We already know Christopher Steele was being paid by Fusion GPS as well as the FBI. What if this “retired MI6” operative was also working for his former employers as well? In the slippery world of intelligence operatives this would not be surprising. The oleaginous professor Stefan Halper was being used by the CIA/FBI (no one is clear which, or both) to entrap persons of interest like George Papadopoulos and Carter Page in the IC’s examination of the Trump campaign in Spring 2016. This was well before the official initiation date given by James Comey for “Operation Crossfire Hurricane”—July 31, 2016.

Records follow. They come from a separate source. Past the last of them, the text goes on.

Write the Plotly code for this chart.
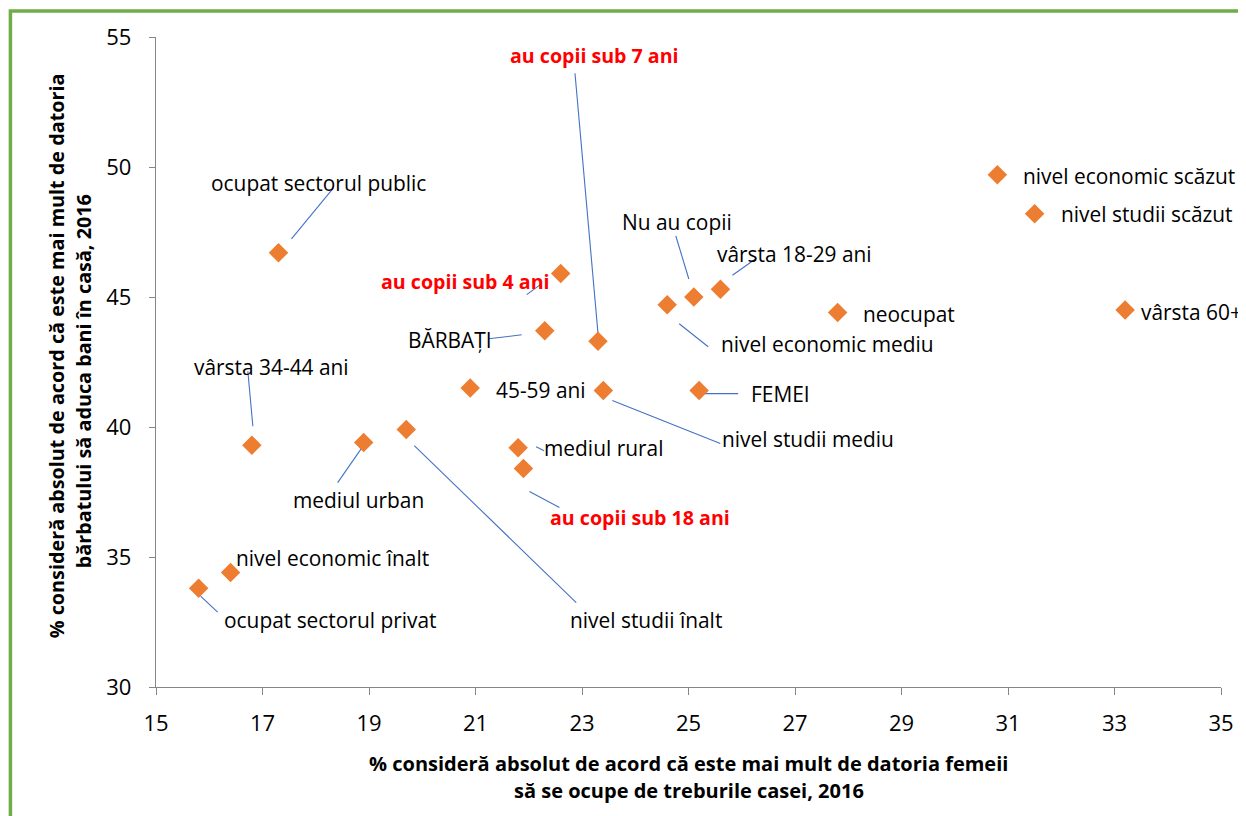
import plotly.graph_objects as go

# ---- data ----
labels = [
    "ocupat sectorul public", "au copii sub 4 ani", "BĂRBAȚI", "au copii sub 7 ani",
    "nivel economic mediu", "Nu au copii", "vârsta 18-29 ani", "neocupat",
    "nivel economic scăzut", "nivel studii scăzut", "vârsta 60+", "45-59 ani",
    "nivel studii mediu", "FEMEI", "vârsta 34-44 ani", "mediul urban",
    "nivel studii înalt", "mediul rural", "au copii sub 18 ani",
    "nivel economic înalt", "ocupat sectorul privat",
]
x_femeie = [17.3, 22.6, 22.3, 23.3, 24.6, 25.1, 25.6, 27.8, 30.8, 31.5, 33.2, 20.9,
            23.4, 25.2, 16.8, 18.9, 19.7, 21.8, 21.9, 16.4, 15.8]
y_barbat = [46.7, 45.9, 43.7, 43.3, 44.7, 45.0, 45.3, 44.4, 49.7, 48.2, 44.5, 41.5,
            41.4, 41.4, 39.3, 39.4, 39.9, 39.2, 38.4, 34.4, 33.8]
highlight = ["au copii sub 4 ani", "au copii sub 7 ani", "au copii sub 18 ani"]

x_ticks = list(range(15, 36, 2))
y_ticks = list(range(30, 56, 5))

x_title = ["% consideră absolut de acord că este mai mult de datoria femeii",
           "să se ocupe de treburile casei, 2016"]
y_title = ["% consideră absolut de acord că este mai mult de datoria",
           "bărbatului să aduca bani în casă, 2016"]

# ---- layout helpers (label offsets in screen px, relative to the point) ----
label_off = {
    "ocupat sectorul public": (40, -70), "au copii sub 4 ani": (-95, 8),
    "BĂRBAȚI": (-95, 9), "au copii sub 7 ani": (-3, -286),
    "nivel economic mediu": (160, 39), "Nu au copii": (-17, -75),
    "vârsta 18-29 ani": (74, -35), "neocupat": (71, 1),
    "nivel economic scăzut": (132, 1), "nivel studii scăzut": (112, 0),
    "vârsta 60+": (66, 2), "45-59 ani": (71, 2),
    "nivel studii mediu": (205, 48), "FEMEI": (81, 3),
    "vârsta 34-44 ani": (20, -78), "mediul urban": (-5, 57),
    "nivel studii înalt": (240, 190), "mediul rural": (85, 0),
    "au copii sub 18 ani": (117, 49), "nivel economic înalt": (102, -15),
    "ocupat sectorul privat": (132, 32),
}
leader = {
    "ocupat sectorul public": ((55, -65), (13, -14)),
    "au copii sub 4 ani": ((-34, 21), (-19, 10)),
    "BĂRBAȚI": ((-56, 8), (-23, 4)),
    "au copii sub 7 ani": ((-23, -268), (0, -8)),
    "nivel economic mediu": ((12, 19), (41, 42)),
    "Nu au copii": ((-18, -61), (-5, -18)),
    "vârsta 18-29 ani": ((12, -14), (36, -31)),
    "nivel studii mediu": ((9, 10), (117, 53)),
    "FEMEI": ((-4, 3), (39, 3)),
    "vârsta 34-44 ani": ((-4, -74), (1, -19)),
    "mediul urban": ((-26, 40), (-1, 4)),
    "nivel studii înalt": ((8, 16), (170, 173)),
    "mediul rural": ((18, -1), (26, 3)),
    "au copii sub 18 ani": ((6, 23), (36, 39)),
    "ocupat sectorul privat": ((2, 8), (19, 24)),
}

# page body has an 8px margin: figure is drawn from (8, 8) in the screenshot
OFF = 8
W, H = 1246 - OFF, 816 - OFF
ML, MR, MT, MB = 156 - OFF, 22, 37 - OFF, 129
PW, PH = W - ML - MR, H - MT - MB

def px(xp):
    return (xp - OFF - ML) / PW

def py(yp):
    return 1 - (yp - OFF - MT) / PH

FONT = "Open Sans"
LINE_BLUE = "#4472C4"
ORANGE = "#ED7D31"
AXIS_GREY = "#868686"

fig = go.Figure()
fig.add_trace(go.Scatter(
    x=x_femeie, y=y_barbat, mode="markers",
    marker=dict(symbol="diamond", size=15, color=ORANGE, line=dict(width=0)),
    text=labels, hoverinfo="text+x+y", showlegend=False,
))

shapes = []
annotations = []
for lab, xv, yv in zip(labels, x_femeie, y_barbat):
    dx, dy = label_off[lab]
    is_red = lab in highlight
    annotations.append(dict(
        x=xv, y=yv, xref="x", yref="y", text=f"<b>{lab}</b>" if is_red else lab,
        showarrow=False, xshift=dx, yshift=-dy, xanchor="center", yanchor="middle",
        font=dict(family=FONT, size=19.6 if is_red else 20.9,
                  color="#FF0000" if is_red else "#000000"),
    ))
    if lab in leader:
        (sx, sy), (ex, ey) = leader[lab]
        shapes.append(dict(
            type="line", xref="x", yref="y", xsizemode="pixel", ysizemode="pixel",
            xanchor=xv, yanchor=yv, x0=sx, y0=-sy, x1=ex, y1=-ey,
            line=dict(color=LINE_BLUE, width=1.1), layer="below",
        ))

# axis titles (two lines each)
for txt, ypix in zip(x_title, [763, 790]):
    annotations.append(dict(
        x=px(690), y=py(ypix), xref="paper", yref="paper", text=f"<b>{txt}</b>",
        showarrow=False, xanchor="center", yanchor="middle",
        font=dict(family=FONT, size=20, color="#000000"),
    ))
for txt, xpix, ypix in zip(y_title, [56, 83], [356, 381]):
    annotations.append(dict(
        x=px(xpix), y=py(ypix), xref="paper", yref="paper", text=f"<b>{txt}</b>",
        showarrow=False, xanchor="center", yanchor="middle", textangle=-90,
        font=dict(family=FONT, size=19.8, color="#000000"),
    ))

# green frame
shapes.append(dict(
    type="rect", xref="paper", yref="paper",
    x0=px(10), x1=px(1246 + 20), y0=py(816 + 20), y1=py(11),
    line=dict(color="#70AD47", width=3.5), fillcolor="rgba(0,0,0,0)", layer="above",
))

fig.update_layout(
    width=W, height=H,
    margin=dict(l=ML, r=MR, t=MT, b=MB),
    paper_bgcolor="white", plot_bgcolor="white",
    shapes=shapes, annotations=annotations,
    font=dict(family=FONT, color="#000000"),
    xaxis=dict(
        range=[15, 35], tickvals=x_ticks, ticktext=[str(v) for v in x_ticks],
        showgrid=False, zeroline=False, showline=True, linecolor=AXIS_GREY, linewidth=1.3,
        ticks="outside", ticklen=7, tickcolor=AXIS_GREY, tickwidth=1.3,
        tickfont=dict(family=FONT, size=22, color="#000000"), ticklabelstandoff=9,
    ),
    yaxis=dict(
        range=[30, 55], tickvals=y_ticks, ticktext=[str(v) for v in y_ticks],
        showgrid=False, zeroline=False, showline=True, linecolor=AXIS_GREY, linewidth=1.3,
        ticks="outside", ticklen=6, tickcolor=AXIS_GREY, tickwidth=1.3,
        tickfont=dict(family=FONT, size=22, color="#000000"), ticklabelstandoff=13,
    ),
)

fig.write_html("out.html")
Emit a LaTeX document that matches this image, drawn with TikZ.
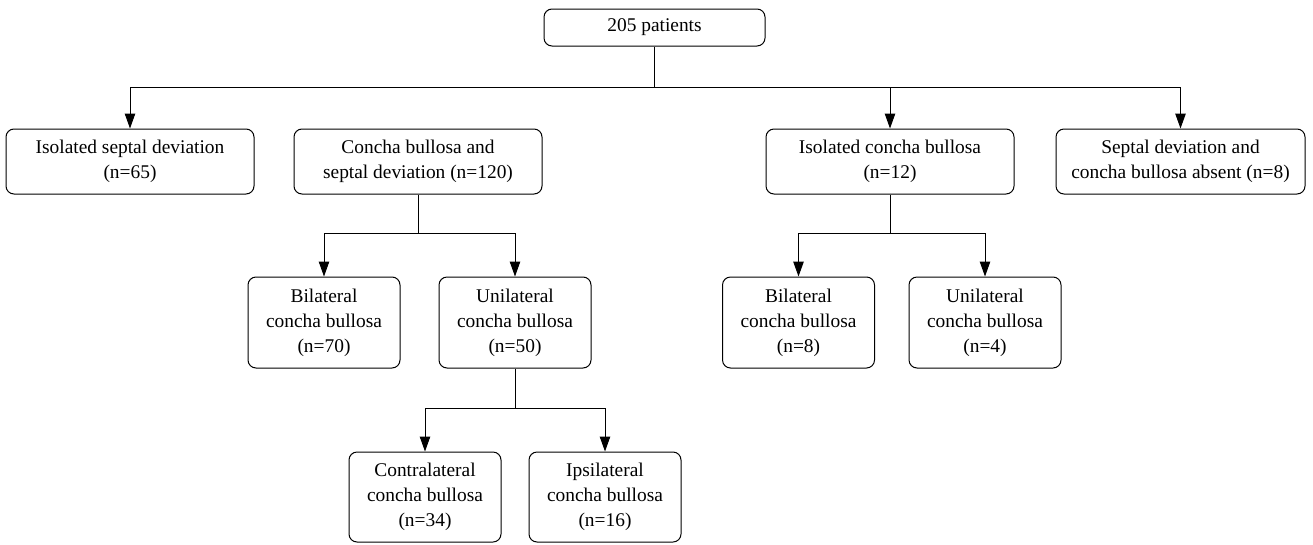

Halper was also being paid by a honeypot in the ruins of Andrew Marshall’s once prestigious Office of Net Assessment, supposedly still in the Department of Defense. He had, also been working, however, at Cambridge University in Great Britain as his base of operations. Veteran Office of Net Assessment executive Adam Lovinger had his security clearance pulled by Obama officials on May 1, 2016 after looking into this, just after Halper’s entrapment operation.
Was it just a coincidence that almost all the pre-Crossfire Hurricane activities seemed based in Great Britain? And why did the head of Britain’s General Communications Headquarters, Robert Hannigan, seem to spend much of his time with CIA Director John Brennan when his opposite number as head of an electronic intelligence surveillance operation was Admiral Michael Rogers at the National Security Agency? And why did he go back to Great Britain to resign for “family reasons” just a few days after Trump’s inauguration?
It wasn’t only the Obama Intelligence Community that viewed Trump’s presidency as a disaster to be avoided at all cost. So did Theresa May’s government and much of the British establishment. They opposed the exit of Britain from the European Union, and Trump’s presidency was going to support “Brexit” and make it that much harder to avoid.
The Telegraph now adds a key piece of the puzzle:
Theresa May’s spy chiefs were secretly briefed on an explosive dossier of claims about Donald Trump’s ties to Russia before the US president was made aware of its existence, The Telegraph can reveal.
The heads of MI5 and MI6 and one of Mrs. May’s most trusted security advisers were told about former British intelligence officer Christopher Steele’s memos on the Trump campaign in the weeks after his November 2016 election victory.
So was Christopher Steele’s “crown material” really “Crown material”—an operation of British intelligence? Who was Steele really working for?
John Brennan is supposed to brief members of the House Intelligence Committee on Tuesday. The Democrats are pretending that Brennan, a man with no security clearance and who has had no briefings on the subject for a long while now, can speak with authority about Iran. Democrats mean to use committee rules and gavel control to prevent members from asking real questions, like the one above. Perhaps someone can find a way to ask him this vital question—preferably under oath.